Treating Women with Eating Disorders
The treatment of women with eating disorders is usually dependent on the severity of their symptoms. Generally speaking, people with eating disorders deal with many emotional and mental challenges, which can make it difficult to address their problems directly. It should, therefore, never be assumed that the degree of weight loss is associated with the degree of suffering or medical risk.
The best treatment option available to women with eating disorders is seeking help from a team of qualified mental health professionals, and nutritionists who can help restore one's balance and incorporate healthy eating habits into their lives.
Some women may require the use of an antidepressant or anti-anxiety medication to help them alleviate some of their symptoms, or other psychotropic medications, based on the presence of an underlying co-occurring psychiatric condition.
Below are some of the eating disorder treatment modalities available to women, but it should be noted that most patients will receive aspects of many forms of these psychological treatments as part of their successful recovery.
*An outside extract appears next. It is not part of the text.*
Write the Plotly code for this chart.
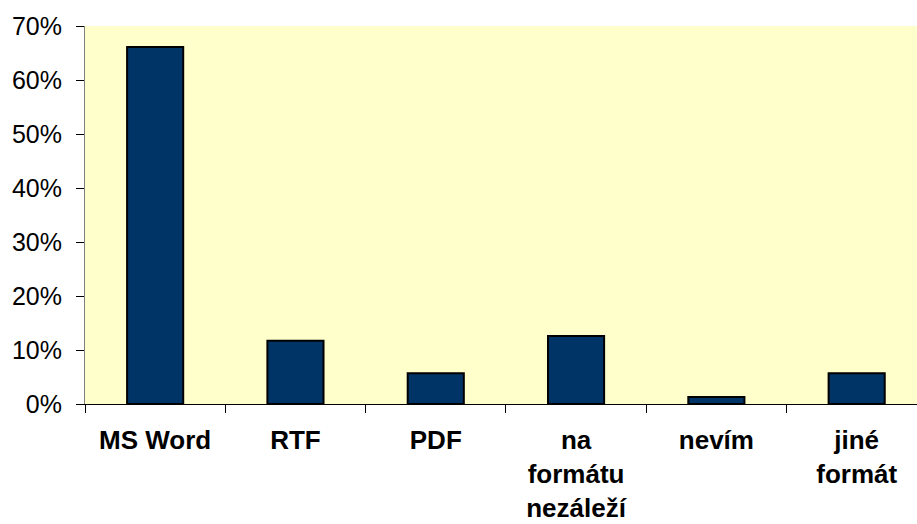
import plotly.graph_objects as go

categories = ["MS Word", "RTF", "PDF", "na<br>formátu<br>nezáleží", "nevím", "jiné<br>formát"]
values = [0.661, 0.117, 0.057, 0.126, 0.013, 0.057]
y_ticks = [0, 0.1, 0.2, 0.3, 0.4, 0.5, 0.6, 0.7]
y_tick_labels = ["0%", "10%", "20%", "30%", "40%", "50%", "60%", "70%"]

fig = go.Figure(go.Bar(
    x=categories, y=values, width=0.4,
    marker=dict(color="#003366", line=dict(color="#000000", width=2)),
))

fig.update_layout(
    width=917, height=524,
    margin=dict(l=85, r=0, t=26, b=120, autoexpand=False),
    paper_bgcolor="white", plot_bgcolor="#FFFFCC",
    font=dict(family="Liberation Sans, Arial", size=25, color="black"),
    showlegend=False,
)
fig.update_xaxes(
    range=[-0.5, 5.43], tickson="boundaries", ticks="outside", ticklen=8,
    tickcolor="#000000", showline=True, linecolor="#000000", linewidth=1,
    tickfont=dict(size=26, family="Liberation Sans, Arial", color="black", weight="bold"),
    ticklabelstandoff=13, showgrid=False, automargin=False,
)
fig.update_yaxes(
    range=[0, 0.7], tickvals=y_ticks, ticktext=y_tick_labels,
    ticks="outside", ticklen=8, tickcolor="#000000",
    showline=True, linecolor="#808080", linewidth=1, showgrid=False,
    tickfont=dict(size=25, color="black"), ticklabelstandoff=9,
    zeroline=False, automargin=False,
)

fig.write_html("out.html", config={"displayModeBar": False},
               post_script="document.body.style.margin='0';")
Cognitive-Behavioral Therapy (CBT)
CBT involves working with a therapist to identify the distorted thoughts and rigid thinking that lead to behaviors associated with women experiencing eating disorders. These thought patterns and behaviors are then considered together in therapy, with new, objective reality being supported to allow for the release of the negative self-talk and the resulting negative behaviors. CBT will also open the person impacted by eating disorders up to a broader world view and improved perspective on eating, health, and self.
Interpersonal therapy can help with the relationship between a person and their partner, family, and friends. This type of eating disorder therapy helps the individual deal with their more challenging relationships to establish healthy ones. Oftentimes an eating disorder thrives when the person impacted is more and more interpersonally isolated, and as the connection with the therapist deepens, the opportunity to gain trust, perspective, and healing unfolds.
Group therapy provides a structured environment where women can develop their ideas about eating disorder treatment and recovery through the help of other people in the same type of situation. Group therapy can be incredibly powerful as the members of the group face challenges collectively, allowing them to learn, share and become vulnerable through the group process.
Not only do the patients benefit from the actual concepts they are learning in the group, but the collaboration, connection and shared meaning with other group members can have a profound and powerful healing impact. The opportunity to experience support and feedback from others with a shared experience can strike a patient in a way that has lasting meaning. Group therapy can even help open the person’s eyes to their own inner struggles and need for support, accountability, and a new pathway.
Nutritional therapy is necessary for anyone suffering from an eating disorder. It involves working with a nutritionist to identify underlying dietary issues and how food may play a part in a woman's overall physical and mental health. It is vital for the patient to understand how weight stigma and internalized negative messaging about fat interfere with truly healthy eating patterns. It is also critical to have direct support and monitoring to assure that appropriate nutritional needs are met.
Dietitians who specialize in eating disorders provide assistance both with working with the patient on the rigid belief systems with food, while also getting into very specific meal planning and monitoring during the more acute phases of eating disorders.